There is light at the end of a long tunnel — the first vaccine doses are expected to arrive in California next week — but officials have warned the darkest days of the COVID-19 pandemic are still ahead.
On Thursday, the U.S. nearly matched its record-breaking death toll from the day prior, and the director of the Centers for Disease Control and Prevention said to expect more of the same for another two to three months. In California, the weekly death toll climbed to another new high, with more than 30,000 new infections for a fourth straight day and intensive care units filled to more than 90% capacity.
County health departments reported 33,950 new cases of COVID-19 and another 173 deaths from the virus Thursday in California, according to data compiled by this news organization. The state is averaging more daily infections and fatalities than any other point of the pandemic, increasing fourfold and threefold, respectively, in the past month.
An average of more than 28,500 Californians have tested positive each day over the past week, and a total of 1,048 have perished in that time, about 150 per day, amounting to the state’s deadliest seven days of the pandemic. Just in the past week, the state’s average daily case count has soared by 70% and daily deaths have nearly doubled. About 10% of all tests have come back positive in the past week, up about 37% from the 7.3% rate the week before.
Few, if any, of the 135,000 infections reported over the past 96 hours have been reflected in the record numbers of fatalities, hospitalizations or ICU admissions this week. The new infections could result in an additional 16,000 hospitalizations, including more than 3,000 new patients requiring ICUs, in the coming weeks, if state health officials’ estimates are accurate.
Already, ICUs are filling up in some parts of the state — most notably in the San Joaquin Valley region, where just 1.9% of ICU beds remained open Thursday, according to the latest figures from the state. In Southern California, 92.3% of ICU beds are full; and the Greater Sacramento region fell to 13.3% capacity, triggering a new stay-at-home order. In the Bay Area region, 17.8% of ICU beds were open Thursday.
But hospitals here are filling up fast. In Sonoma County, officials voted to voluntarily implement the regional stay-at-home order after its ICU capacity had fallen to 15%, and Santa Clara County is already below the 15% threshold.

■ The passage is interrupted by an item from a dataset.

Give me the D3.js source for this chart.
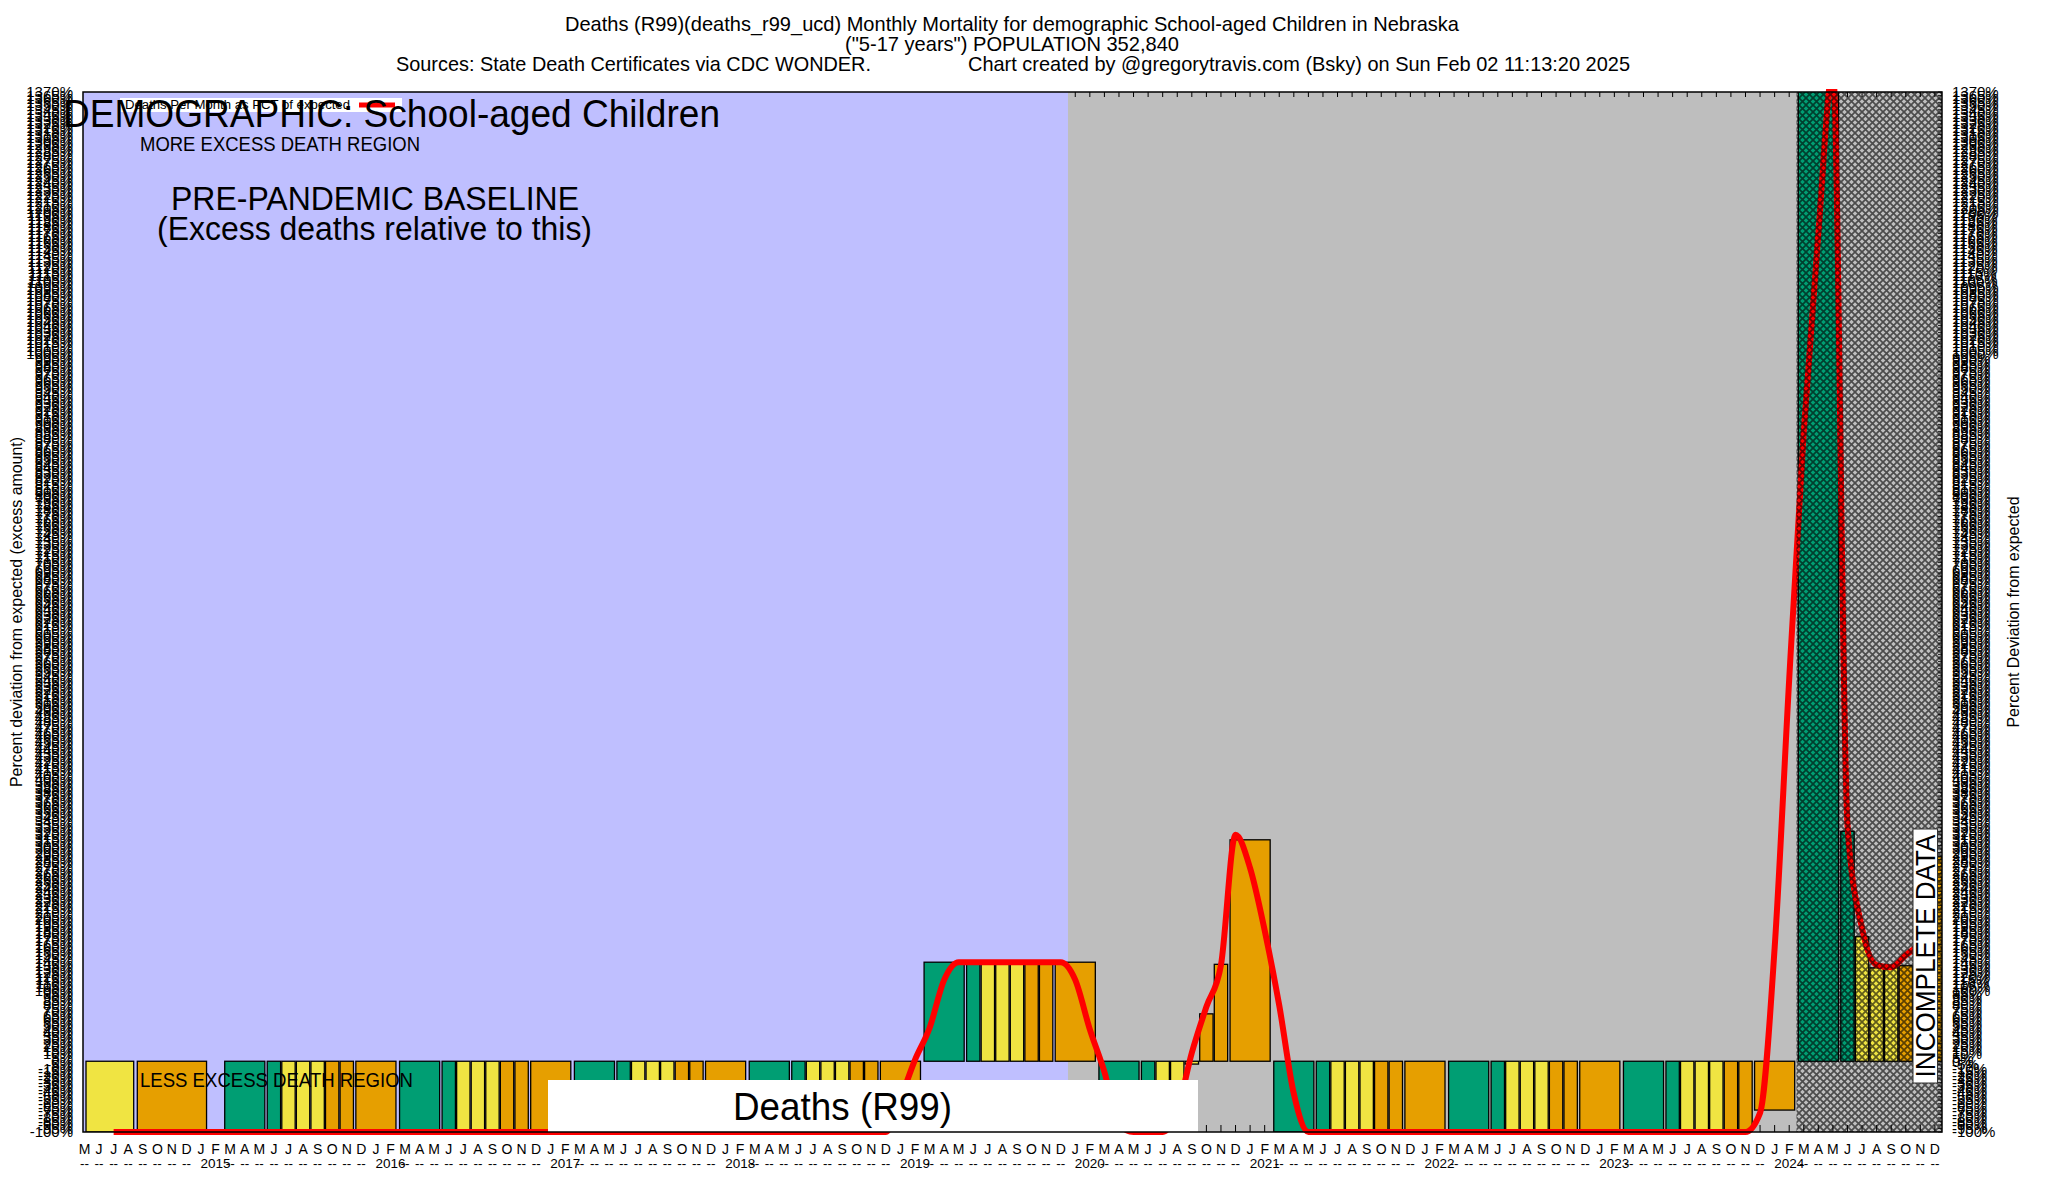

Meanwhile, with 21 fatalities spread widely across the region, the Bay Area had one of its deadliest days in months. Alameda County — which leads all of the region’s counties with 533 overall deaths from the virus — reported the most fatalities Thursday with seven. Santa Clara County — which has recorded 519 total COVID-19 fatalities, the second highest in the region — reported four new deaths on Thursday, followed by three each in Contra Costa and Santa Cruz counties; two in Sonoma County; and one each in San Francisco and Solano County.
In Los Angeles County, which set another record Thursday with over 12,000 new cases, continues to drive the state’s death tally. The county hasn’t seen a deadlier two days of the pandemic, with 149 fatalities reported over the past 48 hours, including 74 on Thursday. Sacramento, Riverside and San Diego counties also reported double-digit death tolls Thursday; half the counties in California reported at least one new victim of the virus.
Dr. Barbara Ferrer, the Los Angeles County health officer, said she anticipates the number of deaths to grow even larger in the coming weeks.
CDC Director Dr. Robert Redfield offered a similarly chilling message, predicting that in “the next 60 to 90 days, we’re going to have more deaths per day than we had on 9/11 or we had at Pearl Harbor.”
“The reality is the vaccine approval this week is not going to really impact that, I think, to any degree for the next 60 days,” he told the Council on Foreign Relations Thursday.
Since the start of December, the country’s daily death toll from COVID-19 has exceeded that of the attack on Pearl Harbor — more than 2,400 American lives lost — seven times in nine days. On Wednesday, it exceeded the death toll from the September 11 attacks — more than 2,900 American lives lost — for the first time of the pandemic. On Thursday, the U.S. reported another 2,923 American lives lost to COVID-19 as the national death toll grew to more than 292,000, surpassing the number of American casualties suffered in battle during World War II.